— BEGIN RECORD SET —

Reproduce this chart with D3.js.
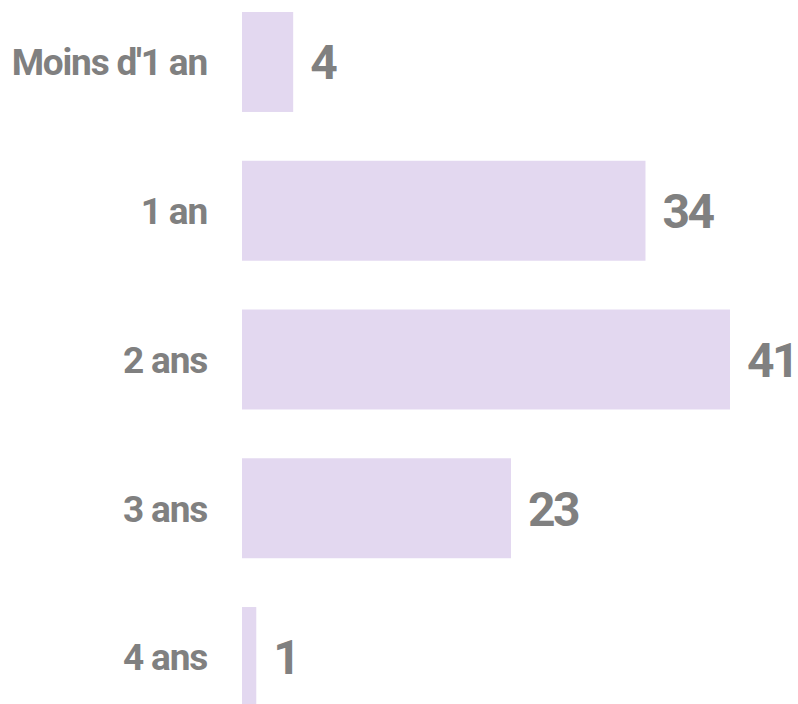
<!DOCTYPE html>
<html>
<head>
<meta charset="utf-8">
<script src="https://cdn.jsdelivr.net/npm/d3@7"></script>
<style>
  body { margin: 0; background: #fff; }
  text { font-family: Roboto, "Noto Sans", sans-serif; font-weight: 700; fill: #808080; }
</style>
</head>
<body>
<div class="chart"></div>
<script>
const categories = ["Moins d'1 an", "1 an", "2 ans", "3 ans", "4 ans"];
const values = [4.3, 33.9, 41.0, 22.6, 1.2];

const width = 798;
const height = 704;

const data = categories.map((c, i) => ({ cat: c, value: values[i] }));

const svg = d3.select('.chart').append('svg')
    .attr('width', width)
    .attr('height', height)
    .style('display', 'block');

const x = d3.scaleLinear()
    .domain([0, 41])
    .range([242, 730]);

const y = d3.scaleBand()
    .domain(categories)
    .range([12, 707])
    .paddingInner(0.328)
    .paddingOuter(0);

svg.selectAll('rect')
    .data(data)
    .enter()
    .append('rect')
    .attr('x', x(0))
    .attr('y', d => y(d.cat))
    .attr('width', d => x(d.value) - x(0))
    .attr('height', y.bandwidth())
    .style('fill', '#e3d8f0');

// category labels
svg.selectAll('.cat')
    .data(data)
    .enter()
    .append('text')
    .attr('class', 'cat')
    .attr('x', 207)
    .attr('y', d => y(d.cat) + y.bandwidth() / 2)
    .attr('dy', '0.36em')
    .attr('text-anchor', 'end')
    .style('font-size', '37px')
    .style('letter-spacing', '-1.2px')
    .text(d => d.cat);

// value labels
svg.selectAll('.val')
    .data(data)
    .enter()
    .append('text')
    .attr('class', 'val')
    .attr('x', d => x(d.value) + 17)
    .attr('y', d => y(d.cat) + y.bandwidth() / 2)
    .attr('dy', '0.36em')
    .style('font-size', '48px')
    .style('letter-spacing', '-2.5px')
    .text(d => d3.format('.0f')(d.value));
</script>
</body>
</html>
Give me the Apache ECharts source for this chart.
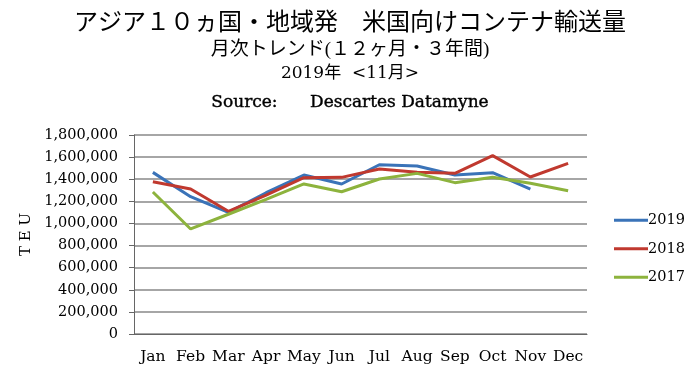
<!DOCTYPE html>
<html><head><meta charset="utf-8">
<script src="https://cdn.jsdelivr.net/npm/echarts@6/dist/echarts.min.js"></script>
<style>html,body{margin:0;padding:0;background:#fff}#c{width:700px;height:373px}</style>
</head><body><div id="c"></div>
<script>
var categories = ['Jan','Feb','Mar','Apr','May','Jun','Jul','Aug','Sep','Oct','Nov','Dec'];
var s2019 = [1462000,1242000,1100000,1278000,1438000,1357000,1531000,1520000,1438000,1459000,1311000,null];
var s2018 = [1378000,1311000,1110000,1257000,1414000,1417000,1492000,1462000,1453000,1613000,1420000,1544000];
var s2017 = [1284000,950000,1083000,1218000,1357000,1287000,1402000,1453000,1369000,1417000,1363000,1296000];
var yTicks = {min:0, max:1800000, interval:200000};
var serif = "'Liberation Serif','Noto Sans CJK JP',serif";
var wide = "'DejaVu Serif','Noto Sans CJK JP',serif";
var chart = echarts.init(document.getElementById('c'));
function mk(name, data, color){
  return {name:name, type:'line', data:data, showSymbol:false, symbol:'none',
    lineStyle:{color:color, width:3}, itemStyle:{color:color}, connectNulls:false, animation:false};
}
chart.setOption({
  animation:false,
  title:[
    {text:'アジア１０ヵ国・地域発　米国向けコンテナ輸送量', left:'center', top:12, padding:0,
      textStyle:{fontFamily:serif, fontSize:24, fontWeight:'normal', color:'#000'}},
    {text:'月次トレンド(１２ヶ月・３年間)', left:'center', top:41, padding:0,
      textStyle:{fontFamily:serif, fontSize:19, fontWeight:'normal', color:'#000'}},
    {text:'2019年  <11月>', left:'center', top:65, padding:0,
      textStyle:{fontFamily:wide, fontSize:17, fontWeight:'normal', color:'#000'}},
    {text:'Source:      Descartes Datamyne', left:'center', top:94, padding:0,
      textStyle:{fontFamily:wide, fontSize:17, fontWeight:'normal', color:'#000', textBorderColor:'#000', textBorderWidth:0.4}}
  ],
  legend:{orient:'vertical', left:609, top:208, itemGap:14, itemWidth:34, itemHeight:3,
    icon:'rect', textStyle:{fontFamily:wide, fontSize:14.5, color:'#000', padding:[0,0,0,-5]},
    data:['2019','2018','2017']},
  grid:{left:134, right:113, top:135, bottom:39, containLabel:false},
  xAxis:{type:'category', data:categories, boundaryGap:true,
    axisLine:{lineStyle:{color:'#666', width:1}}, axisTick:{show:false},
    axisLabel:{fontFamily:wide, fontSize:15.5, color:'#000', margin:15, interval:0}},
  yAxis:{type:'value', min:yTicks.min, max:yTicks.max, interval:yTicks.interval,
    name:'T E U', nameLocation:'middle', nameRotate:90, nameGap:94,
    nameTextStyle:{fontFamily:wide, fontSize:15, color:'#000'},
    axisLine:{show:true, lineStyle:{color:'#666', width:1}},
    axisTick:{show:true, length:5, lineStyle:{color:'#666'}},
    splitLine:{lineStyle:{color:'#888', width:1.5}},
    axisLabel:{fontFamily:wide, fontSize:14.5, color:'#000', margin:16,
      formatter:function(v){return v.toLocaleString('en-US');}}},
  series:[mk('2019', s2019, '#3A73B8'), mk('2018', s2018, '#C0392F'), mk('2017', s2017, '#8DB33D')]
});
</script></body></html>
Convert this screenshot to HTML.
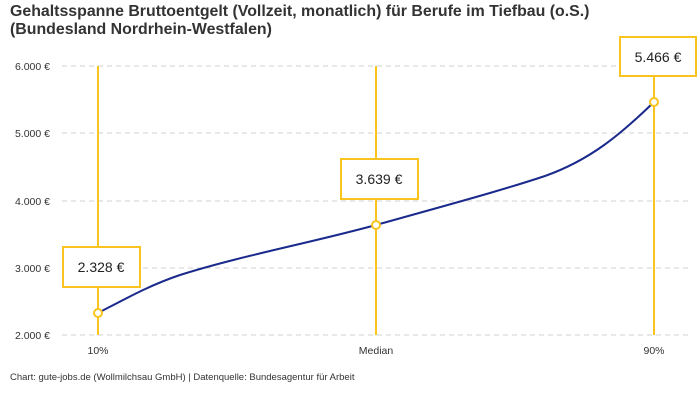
<!DOCTYPE html>
<html><head><meta charset="utf-8"><style>
body{margin:0;background:#fff;width:700px;height:400px;overflow:hidden;font-family:"Liberation Sans",sans-serif}
</style></head><body>
<svg width="700" height="400" xmlns="http://www.w3.org/2000/svg" font-family="Liberation Sans, sans-serif">
<text x="10" y="16" font-size="15.9" font-weight="bold" fill="#333">Gehaltsspanne Bruttoentgelt (Vollzeit, monatlich) für Berufe im Tiefbau (o.S.)</text>
<text x="10" y="34" font-size="15.9" font-weight="bold" fill="#333">(Bundesland Nordrhein-Westfalen)</text>
<g stroke="#d0d0d0" stroke-dasharray="5,4" stroke-width="1">
<line x1="62" y1="66" x2="692" y2="66"/><line x1="62" y1="133" x2="692" y2="133"/><line x1="62" y1="201" x2="692" y2="201"/><line x1="62" y1="268" x2="692" y2="268"/><line x1="62" y1="335" x2="692" y2="335"/>
</g>
<g font-size="10.5" fill="#333" text-anchor="end">
<text x="50" y="70">6.000 €</text><text x="50" y="137">5.000 €</text><text x="50" y="205">4.000 €</text><text x="50" y="272">3.000 €</text><text x="50" y="339">2.000 €</text>
</g>
<g font-size="10.5" fill="#333" text-anchor="middle">
<text x="98" y="354">10%</text><text x="376" y="354">Median</text><text x="654" y="354">90%</text>
</g>
<g stroke="#f9c41e" stroke-width="2">
<line x1="98" y1="66" x2="98" y2="335"/><line x1="376" y1="66" x2="376" y2="335"/><line x1="654" y1="66" x2="654" y2="335"/>
</g>
<path d="M98,313 C125,299 150,285 180,275 C240,256 310,243 376,225 C440,207 500,191 545,176 C590,160 620,135 654,102" fill="none" stroke="#1a2a8c" stroke-width="2"/>
<g fill="#fff" stroke="#f9c41e" stroke-width="2">
<circle cx="98" cy="313" r="4"/><circle cx="376" cy="225" r="4"/><circle cx="654" cy="102" r="4"/>
<rect x="63" y="247" width="77" height="40"/><rect x="341" y="159" width="77" height="40"/><rect x="620" y="37" width="76" height="39"/>
</g>
<g font-size="14" fill="#222" text-anchor="middle">
<text x="101" y="272">2.328 €</text><text x="379" y="184">3.639 €</text><text x="658" y="62">5.466 €</text>
</g>
<text x="10" y="380" font-size="9.5" fill="#333">Chart: gute-jobs.de (Wollmilchsau GmbH) | Datenquelle: Bundesagentur für Arbeit</text>
</svg>
</body></html>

— END RECORD SET —

→ **SHORT TASK**
From the first line of the material down to the line containing "const data = categories.map((c, i)", inclusive, return each line exactly, skipping any picture.

→ **EXPECTED ANSWER**
Reproduce this chart with D3.js.
<!DOCTYPE html>
<html>
<head>
<meta charset="utf-8">
<script src="https://cdn.jsdelivr.net/npm/d3@7"></script>
<style>
  body { margin: 0; background: #fff; }
  text { font-family: Roboto, "Noto Sans", sans-serif; font-weight: 700; fill: #808080; }
</style>
</head>
<body>
<div class="chart"></div>
<script>
const categories = ["Moins d'1 an", "1 an", "2 ans", "3 ans", "4 ans"];
const values = [4.3, 33.9, 41.0, 22.6, 1.2];

const width = 798;
const height = 704;

const data = categories.map((c, i) => ({ cat: c, value: values[i] }));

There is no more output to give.